* _Task_:
Your task is to copy every line of the entries that contains "with".

* _Information supplied_:

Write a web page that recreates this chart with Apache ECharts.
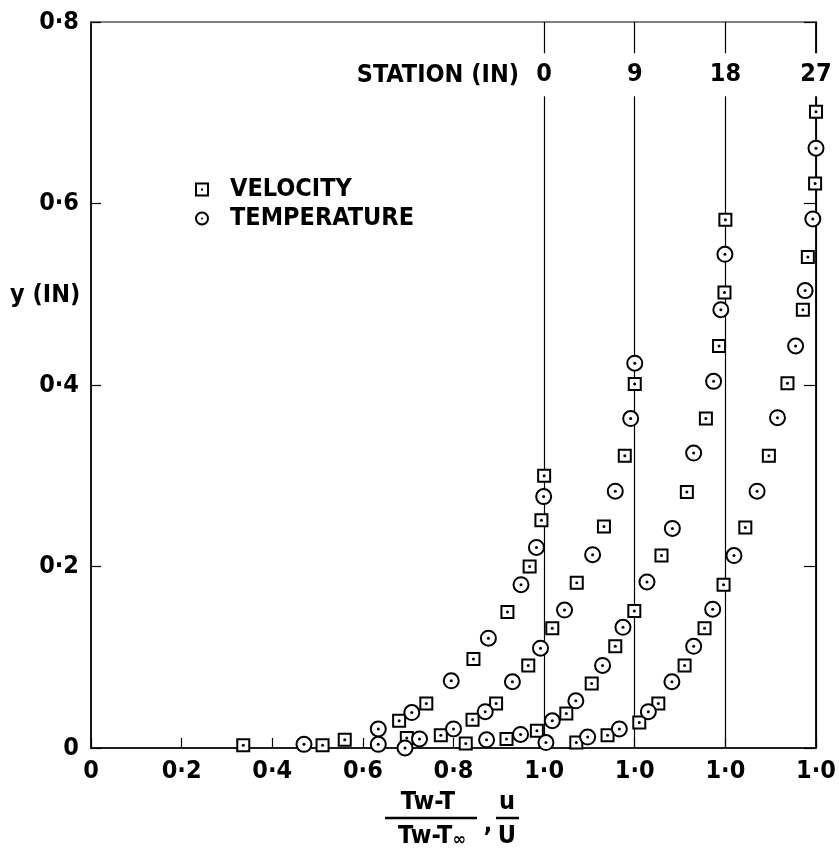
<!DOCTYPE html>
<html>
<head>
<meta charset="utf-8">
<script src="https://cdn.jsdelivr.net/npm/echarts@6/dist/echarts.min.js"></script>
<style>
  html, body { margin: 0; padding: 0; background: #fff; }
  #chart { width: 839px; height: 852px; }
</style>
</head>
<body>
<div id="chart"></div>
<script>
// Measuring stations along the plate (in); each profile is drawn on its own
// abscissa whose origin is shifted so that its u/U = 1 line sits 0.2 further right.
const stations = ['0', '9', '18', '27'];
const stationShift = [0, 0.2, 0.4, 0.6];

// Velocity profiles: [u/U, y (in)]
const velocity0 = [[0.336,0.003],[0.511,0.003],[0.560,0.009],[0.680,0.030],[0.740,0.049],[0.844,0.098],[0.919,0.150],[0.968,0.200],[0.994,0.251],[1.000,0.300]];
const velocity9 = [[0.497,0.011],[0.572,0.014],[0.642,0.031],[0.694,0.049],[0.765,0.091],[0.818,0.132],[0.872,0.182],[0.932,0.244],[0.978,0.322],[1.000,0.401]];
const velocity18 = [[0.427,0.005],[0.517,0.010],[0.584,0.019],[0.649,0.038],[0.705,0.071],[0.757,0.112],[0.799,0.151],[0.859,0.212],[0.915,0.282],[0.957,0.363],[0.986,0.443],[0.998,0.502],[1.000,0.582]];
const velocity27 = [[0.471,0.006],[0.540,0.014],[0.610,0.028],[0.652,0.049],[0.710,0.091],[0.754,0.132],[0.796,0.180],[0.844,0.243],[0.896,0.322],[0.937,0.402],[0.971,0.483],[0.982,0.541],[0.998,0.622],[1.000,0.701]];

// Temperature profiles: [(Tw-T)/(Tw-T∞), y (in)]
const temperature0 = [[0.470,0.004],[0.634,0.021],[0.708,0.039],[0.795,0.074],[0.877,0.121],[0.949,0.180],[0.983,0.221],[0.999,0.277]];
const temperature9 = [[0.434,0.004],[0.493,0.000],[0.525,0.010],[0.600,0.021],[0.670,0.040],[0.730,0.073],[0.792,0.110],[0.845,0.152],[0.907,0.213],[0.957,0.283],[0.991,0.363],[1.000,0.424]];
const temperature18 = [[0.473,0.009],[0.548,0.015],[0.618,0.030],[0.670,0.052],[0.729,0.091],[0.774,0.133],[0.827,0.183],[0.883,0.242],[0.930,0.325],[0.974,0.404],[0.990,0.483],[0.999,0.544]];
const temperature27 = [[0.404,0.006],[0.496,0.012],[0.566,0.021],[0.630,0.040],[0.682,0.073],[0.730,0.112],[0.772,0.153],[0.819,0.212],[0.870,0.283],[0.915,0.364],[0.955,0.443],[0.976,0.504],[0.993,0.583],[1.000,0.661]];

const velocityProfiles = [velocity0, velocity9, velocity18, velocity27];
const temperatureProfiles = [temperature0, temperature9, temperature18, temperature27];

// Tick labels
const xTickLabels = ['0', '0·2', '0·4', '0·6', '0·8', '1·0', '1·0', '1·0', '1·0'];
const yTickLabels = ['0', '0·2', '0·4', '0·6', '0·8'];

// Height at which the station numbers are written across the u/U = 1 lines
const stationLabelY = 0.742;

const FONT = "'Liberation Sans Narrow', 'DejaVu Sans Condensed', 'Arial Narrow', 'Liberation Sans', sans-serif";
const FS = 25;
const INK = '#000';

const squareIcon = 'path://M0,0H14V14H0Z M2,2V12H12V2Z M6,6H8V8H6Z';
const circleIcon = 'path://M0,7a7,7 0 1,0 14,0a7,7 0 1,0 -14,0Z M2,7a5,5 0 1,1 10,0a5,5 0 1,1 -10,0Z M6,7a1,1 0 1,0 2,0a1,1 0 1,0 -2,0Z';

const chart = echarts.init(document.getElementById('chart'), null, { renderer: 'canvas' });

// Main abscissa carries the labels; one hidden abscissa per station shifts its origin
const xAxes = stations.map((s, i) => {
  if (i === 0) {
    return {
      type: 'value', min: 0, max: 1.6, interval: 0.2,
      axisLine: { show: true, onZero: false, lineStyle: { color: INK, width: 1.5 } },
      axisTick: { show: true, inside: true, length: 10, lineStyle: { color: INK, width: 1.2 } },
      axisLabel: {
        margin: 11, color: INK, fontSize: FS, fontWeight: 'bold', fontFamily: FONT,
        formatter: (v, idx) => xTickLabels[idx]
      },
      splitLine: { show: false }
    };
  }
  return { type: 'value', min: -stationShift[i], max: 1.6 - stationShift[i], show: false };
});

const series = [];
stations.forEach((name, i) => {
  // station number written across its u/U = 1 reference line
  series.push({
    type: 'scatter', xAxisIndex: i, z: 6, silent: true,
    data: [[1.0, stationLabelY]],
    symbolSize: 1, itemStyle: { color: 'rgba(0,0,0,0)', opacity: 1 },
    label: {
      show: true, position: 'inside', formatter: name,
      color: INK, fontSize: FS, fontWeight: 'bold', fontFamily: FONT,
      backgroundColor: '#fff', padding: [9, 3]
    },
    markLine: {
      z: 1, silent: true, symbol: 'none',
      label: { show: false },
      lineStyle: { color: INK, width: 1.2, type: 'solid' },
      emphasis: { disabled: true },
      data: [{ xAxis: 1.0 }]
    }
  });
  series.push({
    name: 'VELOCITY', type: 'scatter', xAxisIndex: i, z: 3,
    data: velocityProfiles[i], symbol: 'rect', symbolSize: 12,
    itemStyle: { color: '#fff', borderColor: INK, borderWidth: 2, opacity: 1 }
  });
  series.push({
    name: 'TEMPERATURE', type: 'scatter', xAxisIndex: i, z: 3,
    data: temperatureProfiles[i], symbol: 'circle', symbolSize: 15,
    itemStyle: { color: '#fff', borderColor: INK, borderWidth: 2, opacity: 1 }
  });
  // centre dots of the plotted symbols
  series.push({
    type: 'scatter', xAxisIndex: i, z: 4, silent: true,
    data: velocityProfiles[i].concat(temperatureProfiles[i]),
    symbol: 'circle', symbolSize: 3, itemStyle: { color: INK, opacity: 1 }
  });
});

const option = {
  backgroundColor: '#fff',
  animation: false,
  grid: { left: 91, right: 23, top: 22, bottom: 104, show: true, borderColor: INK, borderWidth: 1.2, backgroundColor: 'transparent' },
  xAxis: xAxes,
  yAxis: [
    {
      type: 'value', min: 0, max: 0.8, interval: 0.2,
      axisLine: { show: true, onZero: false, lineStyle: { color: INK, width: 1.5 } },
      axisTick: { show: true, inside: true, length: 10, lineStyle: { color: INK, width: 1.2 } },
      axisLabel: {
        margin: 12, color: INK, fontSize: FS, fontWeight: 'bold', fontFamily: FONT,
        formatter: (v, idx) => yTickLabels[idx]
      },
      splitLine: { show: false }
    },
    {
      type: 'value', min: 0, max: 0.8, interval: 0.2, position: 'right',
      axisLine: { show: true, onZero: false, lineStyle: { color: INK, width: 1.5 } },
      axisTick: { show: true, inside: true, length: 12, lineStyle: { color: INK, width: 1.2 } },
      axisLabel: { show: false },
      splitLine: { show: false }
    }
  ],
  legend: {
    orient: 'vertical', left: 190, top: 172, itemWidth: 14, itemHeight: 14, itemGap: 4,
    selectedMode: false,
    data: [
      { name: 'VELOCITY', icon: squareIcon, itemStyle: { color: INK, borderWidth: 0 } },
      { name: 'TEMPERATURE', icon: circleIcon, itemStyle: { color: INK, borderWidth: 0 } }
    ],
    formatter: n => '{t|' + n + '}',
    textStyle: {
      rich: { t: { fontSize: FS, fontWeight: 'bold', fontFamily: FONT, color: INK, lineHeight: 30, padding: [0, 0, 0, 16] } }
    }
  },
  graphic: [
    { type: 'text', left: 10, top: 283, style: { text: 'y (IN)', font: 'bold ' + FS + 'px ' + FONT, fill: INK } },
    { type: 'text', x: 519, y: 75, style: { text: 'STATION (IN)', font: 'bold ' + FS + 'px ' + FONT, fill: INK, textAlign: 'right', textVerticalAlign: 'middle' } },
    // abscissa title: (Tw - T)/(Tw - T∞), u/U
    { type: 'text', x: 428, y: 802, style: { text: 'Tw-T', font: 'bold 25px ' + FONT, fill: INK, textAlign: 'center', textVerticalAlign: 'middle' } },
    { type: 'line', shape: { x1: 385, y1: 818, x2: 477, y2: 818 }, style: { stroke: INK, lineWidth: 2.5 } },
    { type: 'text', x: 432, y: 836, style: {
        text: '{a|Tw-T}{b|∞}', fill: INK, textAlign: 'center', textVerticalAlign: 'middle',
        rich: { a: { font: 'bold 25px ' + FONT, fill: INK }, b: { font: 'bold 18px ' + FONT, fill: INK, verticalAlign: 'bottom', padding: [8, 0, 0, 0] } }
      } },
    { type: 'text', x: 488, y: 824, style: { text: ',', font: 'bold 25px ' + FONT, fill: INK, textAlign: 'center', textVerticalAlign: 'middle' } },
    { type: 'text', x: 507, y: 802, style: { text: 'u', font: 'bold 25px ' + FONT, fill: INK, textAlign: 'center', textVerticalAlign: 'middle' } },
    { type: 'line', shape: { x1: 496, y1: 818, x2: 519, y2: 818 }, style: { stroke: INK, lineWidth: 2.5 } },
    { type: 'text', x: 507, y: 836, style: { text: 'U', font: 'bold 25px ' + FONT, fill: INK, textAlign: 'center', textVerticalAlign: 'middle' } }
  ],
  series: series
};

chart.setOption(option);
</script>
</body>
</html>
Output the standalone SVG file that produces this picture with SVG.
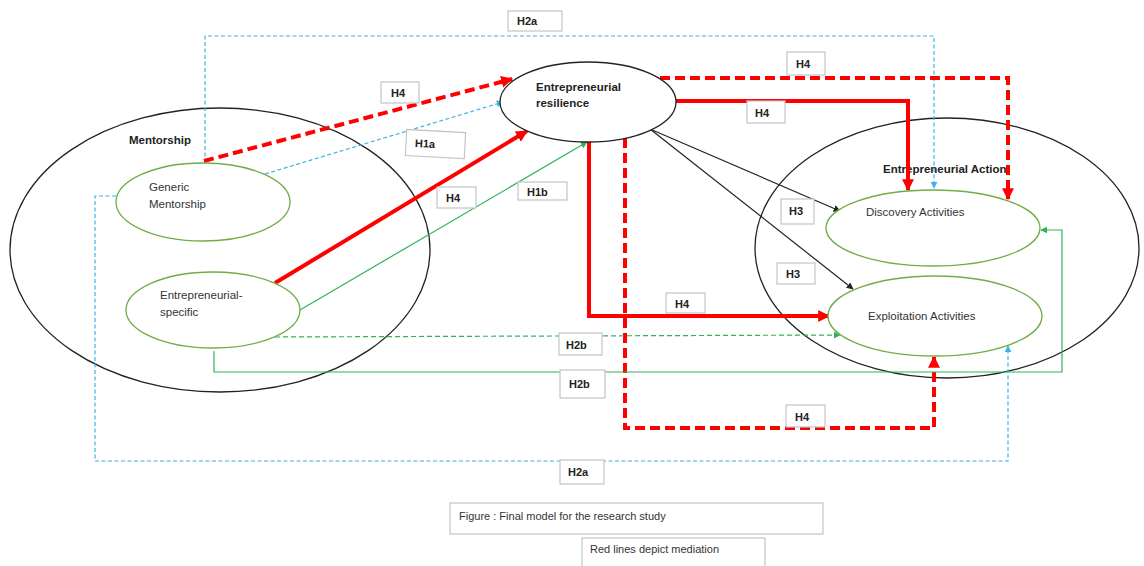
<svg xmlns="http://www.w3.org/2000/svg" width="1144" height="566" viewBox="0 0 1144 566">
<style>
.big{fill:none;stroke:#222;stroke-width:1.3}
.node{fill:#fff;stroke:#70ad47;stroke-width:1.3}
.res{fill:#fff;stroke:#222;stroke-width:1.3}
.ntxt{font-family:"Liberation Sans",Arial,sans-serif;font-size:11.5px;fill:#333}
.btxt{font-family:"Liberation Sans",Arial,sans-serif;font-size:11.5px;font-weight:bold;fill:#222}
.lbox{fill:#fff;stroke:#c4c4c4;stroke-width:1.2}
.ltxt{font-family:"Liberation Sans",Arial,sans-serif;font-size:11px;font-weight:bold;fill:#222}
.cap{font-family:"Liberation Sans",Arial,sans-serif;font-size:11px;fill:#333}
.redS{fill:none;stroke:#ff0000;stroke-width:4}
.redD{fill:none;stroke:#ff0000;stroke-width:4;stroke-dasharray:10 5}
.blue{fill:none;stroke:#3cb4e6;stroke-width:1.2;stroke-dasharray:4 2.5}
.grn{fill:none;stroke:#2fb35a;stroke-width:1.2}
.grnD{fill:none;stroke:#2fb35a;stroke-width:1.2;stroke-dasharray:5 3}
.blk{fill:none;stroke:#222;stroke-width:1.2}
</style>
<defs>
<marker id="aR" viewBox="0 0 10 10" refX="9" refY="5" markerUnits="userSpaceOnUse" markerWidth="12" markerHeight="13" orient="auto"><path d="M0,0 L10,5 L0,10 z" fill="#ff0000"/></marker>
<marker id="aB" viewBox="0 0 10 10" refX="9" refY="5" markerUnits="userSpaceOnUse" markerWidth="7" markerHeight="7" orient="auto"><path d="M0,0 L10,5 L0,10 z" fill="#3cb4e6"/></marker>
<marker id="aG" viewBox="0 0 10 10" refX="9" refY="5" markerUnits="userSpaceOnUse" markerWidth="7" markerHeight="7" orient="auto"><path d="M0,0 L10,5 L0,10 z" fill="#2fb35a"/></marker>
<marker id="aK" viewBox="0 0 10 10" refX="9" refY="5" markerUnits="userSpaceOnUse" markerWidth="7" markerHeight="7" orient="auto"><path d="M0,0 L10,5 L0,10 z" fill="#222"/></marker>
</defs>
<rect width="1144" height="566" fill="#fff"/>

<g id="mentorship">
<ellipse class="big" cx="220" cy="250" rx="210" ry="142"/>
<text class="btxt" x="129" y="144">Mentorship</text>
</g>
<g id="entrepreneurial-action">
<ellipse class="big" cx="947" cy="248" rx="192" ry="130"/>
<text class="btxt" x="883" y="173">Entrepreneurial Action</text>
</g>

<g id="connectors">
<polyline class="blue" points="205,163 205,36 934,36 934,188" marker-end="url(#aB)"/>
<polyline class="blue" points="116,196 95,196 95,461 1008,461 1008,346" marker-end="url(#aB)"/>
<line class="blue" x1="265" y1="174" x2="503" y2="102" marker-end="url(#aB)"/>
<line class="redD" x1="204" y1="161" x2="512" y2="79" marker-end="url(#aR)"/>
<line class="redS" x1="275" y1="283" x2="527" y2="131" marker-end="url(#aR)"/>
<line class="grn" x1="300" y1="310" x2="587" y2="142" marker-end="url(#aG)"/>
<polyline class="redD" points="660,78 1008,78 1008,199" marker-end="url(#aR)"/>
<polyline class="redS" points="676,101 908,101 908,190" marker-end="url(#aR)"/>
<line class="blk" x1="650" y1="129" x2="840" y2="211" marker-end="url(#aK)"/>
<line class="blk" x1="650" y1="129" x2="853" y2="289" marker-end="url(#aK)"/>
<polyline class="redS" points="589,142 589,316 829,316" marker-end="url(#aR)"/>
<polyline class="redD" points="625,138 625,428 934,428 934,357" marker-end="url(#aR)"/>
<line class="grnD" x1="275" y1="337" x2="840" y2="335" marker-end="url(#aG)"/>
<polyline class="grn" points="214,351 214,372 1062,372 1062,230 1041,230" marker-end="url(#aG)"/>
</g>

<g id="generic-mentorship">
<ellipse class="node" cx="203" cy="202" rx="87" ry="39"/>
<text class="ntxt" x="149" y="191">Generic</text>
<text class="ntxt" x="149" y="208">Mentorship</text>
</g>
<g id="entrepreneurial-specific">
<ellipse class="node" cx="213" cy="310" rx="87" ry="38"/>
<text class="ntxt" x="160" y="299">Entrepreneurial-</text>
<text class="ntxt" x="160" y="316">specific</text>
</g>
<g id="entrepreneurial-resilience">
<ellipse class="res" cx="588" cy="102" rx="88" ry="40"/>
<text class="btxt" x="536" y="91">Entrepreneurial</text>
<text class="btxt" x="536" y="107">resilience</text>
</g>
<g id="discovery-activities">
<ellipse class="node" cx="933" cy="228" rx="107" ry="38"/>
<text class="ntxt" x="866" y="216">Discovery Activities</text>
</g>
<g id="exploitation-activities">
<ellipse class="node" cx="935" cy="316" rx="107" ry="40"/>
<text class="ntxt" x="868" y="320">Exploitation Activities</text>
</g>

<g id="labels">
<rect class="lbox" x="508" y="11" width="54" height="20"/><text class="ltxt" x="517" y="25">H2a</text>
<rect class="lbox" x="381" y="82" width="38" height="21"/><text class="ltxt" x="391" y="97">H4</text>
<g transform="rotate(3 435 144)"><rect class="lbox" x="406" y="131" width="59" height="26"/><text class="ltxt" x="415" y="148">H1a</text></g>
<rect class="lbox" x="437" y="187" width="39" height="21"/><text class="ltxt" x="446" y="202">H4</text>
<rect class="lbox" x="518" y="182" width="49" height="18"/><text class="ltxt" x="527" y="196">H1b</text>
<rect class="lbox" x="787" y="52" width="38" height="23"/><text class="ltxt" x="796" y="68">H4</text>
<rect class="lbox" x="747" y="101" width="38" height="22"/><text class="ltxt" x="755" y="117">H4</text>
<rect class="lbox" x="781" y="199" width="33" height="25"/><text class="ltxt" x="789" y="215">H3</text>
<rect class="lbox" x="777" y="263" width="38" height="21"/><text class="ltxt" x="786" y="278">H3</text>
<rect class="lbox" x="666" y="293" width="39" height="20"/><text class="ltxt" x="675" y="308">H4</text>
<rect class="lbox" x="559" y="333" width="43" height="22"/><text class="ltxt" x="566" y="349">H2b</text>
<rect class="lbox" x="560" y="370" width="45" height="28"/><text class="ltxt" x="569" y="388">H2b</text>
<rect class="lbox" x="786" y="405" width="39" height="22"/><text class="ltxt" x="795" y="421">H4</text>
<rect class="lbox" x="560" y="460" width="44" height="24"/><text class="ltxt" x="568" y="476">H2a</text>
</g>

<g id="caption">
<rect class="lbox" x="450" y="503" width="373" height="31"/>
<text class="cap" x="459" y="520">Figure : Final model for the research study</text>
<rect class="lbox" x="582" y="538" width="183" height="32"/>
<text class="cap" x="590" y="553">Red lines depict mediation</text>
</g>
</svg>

* _Response to this task_:
Write a web page that recreates this chart with Apache ECharts.
Output the standalone SVG file that produces this picture with SVG.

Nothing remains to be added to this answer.